Abstract
The UK pioneered birth cohort studies and launched 3 national studies in 1946, 1958 and 1970. Professor Jean Golding, who had worked on the latter two studies, went on to design and launch the Avon Longitudinal Study of Parents and Children (ALSPAC) in the early 1990s. ALSPAC was a local, not national study and recruited nearly 15,000 pregnant women residing in the UK county of Avon. The Study has intensively followed up these mothers, their partners, their children and so far approximately 700 grandchildren making it a unique 3-generational study.
Data are collected from: postal questionnaires, health and education records, environmental monitoring, hands-on assessments and biological samples including blood, urine, placentas, hair, nails, teeth and saliva. Lymphoblastic cell lines have been produced and the DNA bank has approximately 25,000 cases currently with available DNA. Many qualitative and quantitative sub-studies have also been carried out.
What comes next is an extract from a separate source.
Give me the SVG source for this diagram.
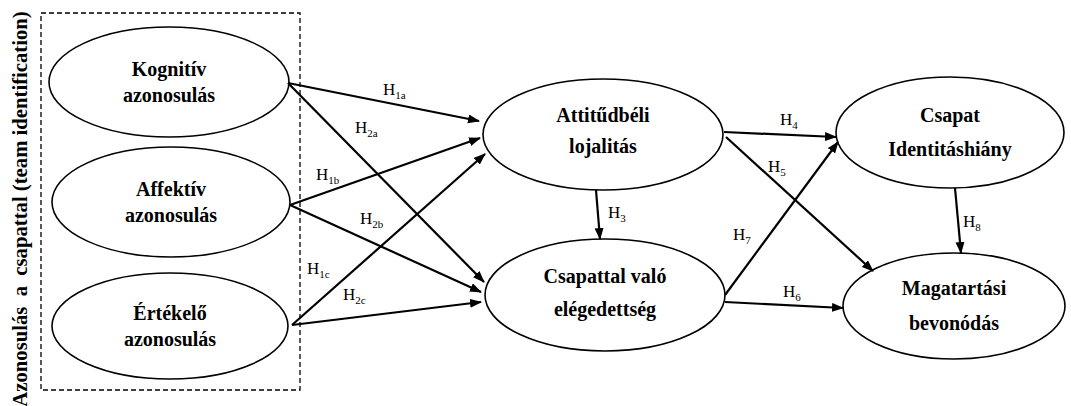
<svg xmlns="http://www.w3.org/2000/svg" width="1071" height="406" viewBox="0 0 1071 406">
<style>
.node ellipse{fill:#fff;stroke:#000;stroke-width:1.6}
.node text{font-family:'Liberation Serif','Times New Roman',serif;font-weight:bold;font-size:20px;text-anchor:middle;fill:#000}
.vt{font-family:'Liberation Serif','Times New Roman',serif;font-weight:bold;font-size:20.7px;text-anchor:middle;fill:#000}
.conn line{stroke:#000;stroke-width:2.2;marker-end:url(#arr)}
.lbl{font-family:'Liberation Serif','Times New Roman',serif;font-size:17px;fill:#000}
.lbl tspan{font-size:11px}
</style>
<defs>
<marker id="arr" markerUnits="userSpaceOnUse" markerWidth="12" markerHeight="10" refX="11" refY="4.5" orient="auto">
<path d="M0,0 L12,4.5 L0,9 z" fill="#000"/>
</marker>
</defs>
<rect width="1071" height="406" fill="#fff"/>
<g id="group-box">
<rect x="41" y="13" width="259" height="377" fill="none" stroke="#000" stroke-width="1.3" stroke-dasharray="5,3"/>
<text class="vt" transform="translate(27,209) rotate(-90)" xml:space="preserve">Azonosulás  a  csapattal (team identification)</text>
</g>
<g id="kognitiv" class="node">
<ellipse cx="169" cy="82" rx="120" ry="55"/>
<text x="169" y="76">Kognitív</text>
<text x="169" y="102">azonosulás</text>
</g>
<g id="affektiv" class="node">
<ellipse cx="171" cy="202" rx="119" ry="55"/>
<text x="171" y="196">Affektív</text>
<text x="171" y="222">azonosulás</text>
</g>
<g id="ertekelo" class="node">
<ellipse cx="170" cy="326" rx="118" ry="53"/>
<text x="170" y="320">Értékelő</text>
<text x="170" y="346">azonosulás</text>
</g>
<g id="attitudbeli" class="node">
<ellipse cx="603" cy="134.5" rx="120" ry="55.5"/>
<text x="603" y="122">Attitűdbéli</text>
<text x="603" y="153">lojalitás</text>
</g>
<g id="csapattal" class="node">
<ellipse cx="605" cy="295" rx="120" ry="56"/>
<text x="605" y="283">Csapattal való</text>
<text x="605" y="316">elégedettség</text>
</g>
<g id="csapat-identitas" class="node">
<ellipse cx="950" cy="132.5" rx="114" ry="55.5"/>
<text x="950" y="122">Csapat</text>
<text x="950" y="156">Identitáshiány</text>
</g>
<g id="magatartasi" class="node">
<ellipse cx="954" cy="306" rx="111" ry="53"/>
<text x="954" y="295">Magatartási</text>
<text x="954" y="330">bevonódás</text>
</g>
<g id="connectors" class="conn">
<line x1="288" y1="83" x2="479" y2="121"/>
<line x1="288" y1="83" x2="484" y2="282"/>
<line x1="290" y1="205" x2="480" y2="138"/>
<line x1="290" y1="205" x2="481" y2="292"/>
<line x1="292" y1="325" x2="485" y2="154"/>
<line x1="292" y1="325" x2="481" y2="302"/>
<line x1="596" y1="190" x2="600" y2="239"/>
<line x1="724" y1="132" x2="836" y2="137"/>
<line x1="726" y1="137" x2="873" y2="271"/>
<line x1="725" y1="295" x2="838" y2="142"/>
<line x1="725" y1="302" x2="843" y2="308"/>
<line x1="955" y1="188" x2="961" y2="253"/>
</g>
<g id="labels">
<text class="lbl" x="383" y="95">H<tspan dy="4">1a</tspan></text>
<text class="lbl" x="355" y="133">H<tspan dy="4">2a</tspan></text>
<text class="lbl" x="316" y="180">H<tspan dy="4">1b</tspan></text>
<text class="lbl" x="360" y="224">H<tspan dy="4">2b</tspan></text>
<text class="lbl" x="307" y="274">H<tspan dy="4">1c</tspan></text>
<text class="lbl" x="343" y="300">H<tspan dy="4">2c</tspan></text>
<text class="lbl" x="608" y="218">H<tspan dy="4">3</tspan></text>
<text class="lbl" x="780" y="125">H<tspan dy="4">4</tspan></text>
<text class="lbl" x="768" y="172">H<tspan dy="4">5</tspan></text>
<text class="lbl" x="783" y="297">H<tspan dy="4">6</tspan></text>
<text class="lbl" x="733" y="240">H<tspan dy="4">7</tspan></text>
<text class="lbl" x="963" y="227">H<tspan dy="4">8</tspan></text>
</g>
</svg>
ALSPAC was innovative in a number of ways: recruitment was during pregnancy allowing for invaluable prenatal data to be collected; the Study had its own Ethics Committee at a time when governance structures in research was minimal or non-existent; genetics was included in the methodology from the outset; detailed data from fathers or partners were also collected.
The ALSPAC data provides an invaluable resource for scientists worldwide and continues to be extensively used; over 1750 scientific papers have been published to date. Strategic planning for ALSPAC’s next 5 years is underway and funding should be confirmed for this period early next year.